Ethan Rose has included six sculptures from his “Movements–Multiples” series. The plywood planks each hold five music box mechanisms that have been individually modified. Tines are bent back and rendered useless or broken off altogether. The works beg to be touched; when wound up (even the enticing winding sound intoxicates) they play eerily altered versions of an identical composition. Each viewer creates their own unique experience by choosing which of the devices to activate; in this way Rose’s original score will never be complete and exists only as a suggestion.

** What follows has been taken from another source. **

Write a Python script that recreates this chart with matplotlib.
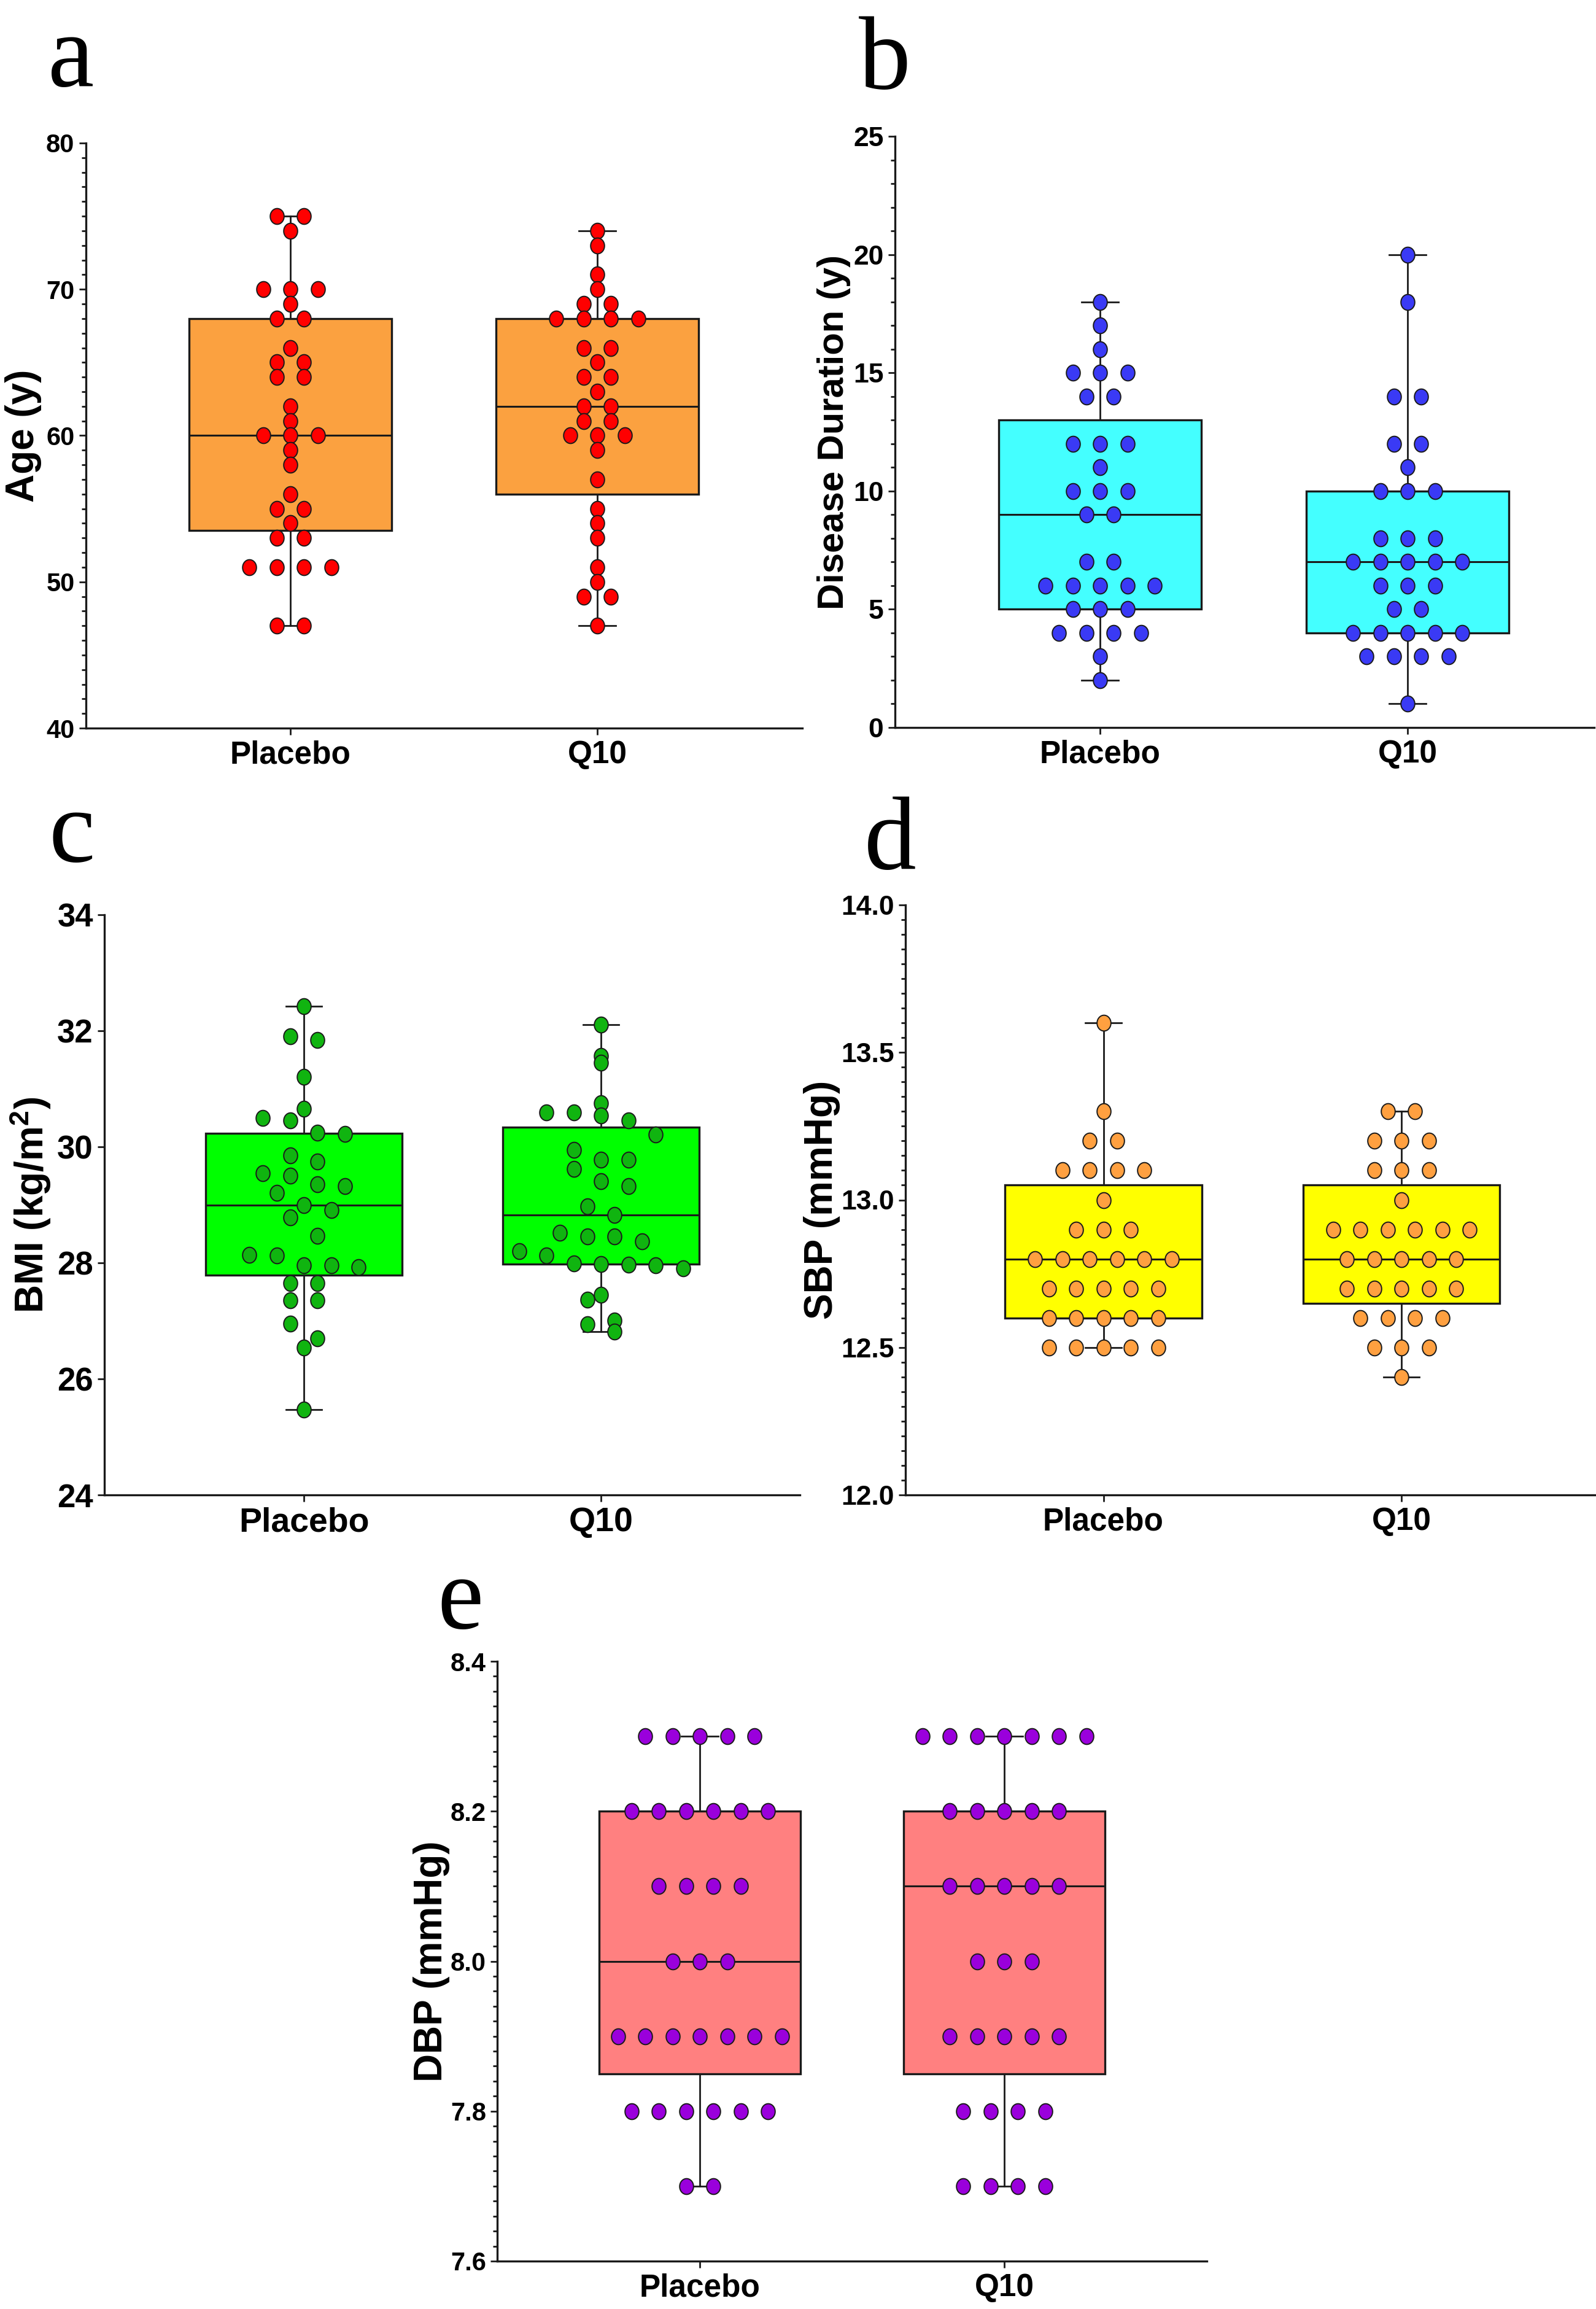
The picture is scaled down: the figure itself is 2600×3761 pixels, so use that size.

Andrea Longacre-White’s prints and sculpture imply interaction by processing technological devices. Distressed black and white images of iPads are printed large from manipulated and degraded scans. These sheets are stapled directly to the wall and wear the scars of previous showings; this physical mark echoes the human hand inherent in her sculpture. Her quizzical floor-based assemblage consists of Apple iPad replicas, cast modular power sources and USB chargers. Plaster dummy versions of tablets are futilely plugged into the wall while additional cords coil throughout the tableau, connecting to 3D-printed sockets or nothing at all. By making the familiar unfamiliar and the functional redundant, Longacre-White’s works quietly question use-value and our increasingly fraught relationship with digital technology.
The discreet bodily presence demonstrated by Longacre-White’s work is consistent throughout the show. The works here are corporeal without being figurative; what good is an iPad without a hand to swipe it with? (Erin Toale)
Through August 23 at Regards, 2216 West Chicago.